Retrieved from Allafrica News
 
http://allafrica.com/stories/200203210228.html


The Monitor (Kampala)
By Badru D. Mulumba
March 21, 2002 
Posted to the web March 21, 2002 


"Africa is [the] least served [continent] by Telecommunications and Information Technology services," says the draft report of the New Partnership for Africa's Development (NEPAD) summit held last week in Kampala. The summit was held to decide what Africa wants the G8 summit to do for her.

The figures are disheartening. The main landlines are 18 per 1,000 people compared to the world average of 146 per 1,000. Developed countries average 567 per 1,000. For each phone line in Africa, there are 55 five people queuing to call. Africa has made a headway in the information technology but not fast enough to bridge the digital divide. "The absorption of resources by internal and continental conflicts, [has] in effect [caused] transfer of our limited resources to the countries that produce arms," said Dr. F.F Tusubira, the Director, Information Communications Technology (ICT), Makerere University while presenting a paper at the conference. Compounding the problem, he said, is a "lack of appreciation by Africa's leaders of the benefits of ICT and the income disparities from Africa's trade imbalances. Dr Tusubira said that the digital divide brings to mind two worlds. In one, there is the immediate access to information-based commercial opportunities and transactions. In the other, there is very limited or no access to information.

But there might be hope, he said. The Rural Communications Development Fund will provide an Internet point in every district. The project, funded by a contribution of one percent of earnings by Uganda Telecom, MTN Uganda and Celtel will also support schools and communication kiosks in rural areas. This money will be used to subsidise those who want to extend services into rural areas. "This is a project that will succeed. It is not based on hope and idealistic thinking but hard facts and commercial reality," Dr. Tusubira said.

When Uganda enacted the Communications Act in 1996, the target was to increase tele-density from 0.28 lines per 100 people in 1996 to two phone lines per 100 persons this year. Six years later, that target has almost been achieved. "Tele-density, for example, is currently about 1.8 lines per 100 people," he said. That is, including mobile phones. According to figures from Uganda Communications Commission, last January, Uganda Telecom had 61,000 fixed lines, while MTN had 5,995. The three firms had 322,739 mobile lines.

For 23 million people, this still means that there is one phone line for each 55 Ugandans.
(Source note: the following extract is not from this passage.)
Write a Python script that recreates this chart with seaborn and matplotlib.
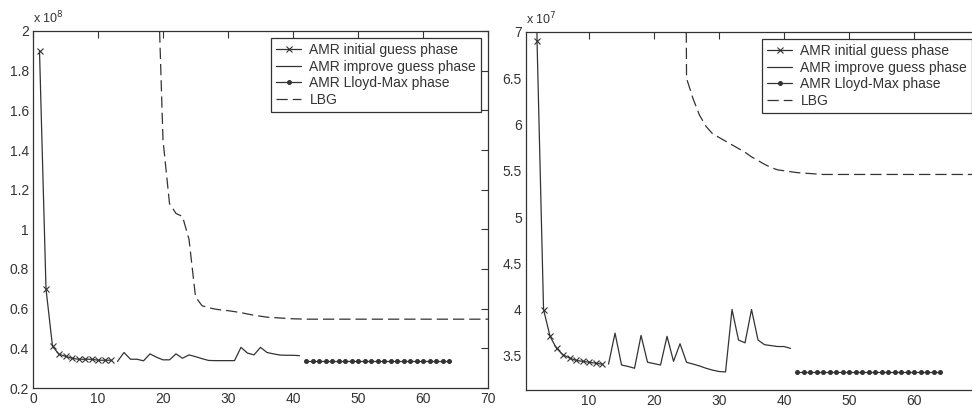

In any case, even where there has been improvement in phone access, the prices have remained high.

In 1999, said Sammy Kyungu, Kenya's Transport and Communications Permanent Secretary, the telephone average cost (land lines) was $0.2 (Shs360) per three minutes in Uganda, while it was the equivalent of Shs180 per three minutes in Kenya and Tanzania. Kenya's rates are the same as the world average. Information technology in Uganda was by early 2000, the most expensive in East Africa.

The poor infrastructure, weak regulatory framework and limited human resources, has resulted in inadequate access to affordable telephones, broadcasting services, computers and the internet all over Africa.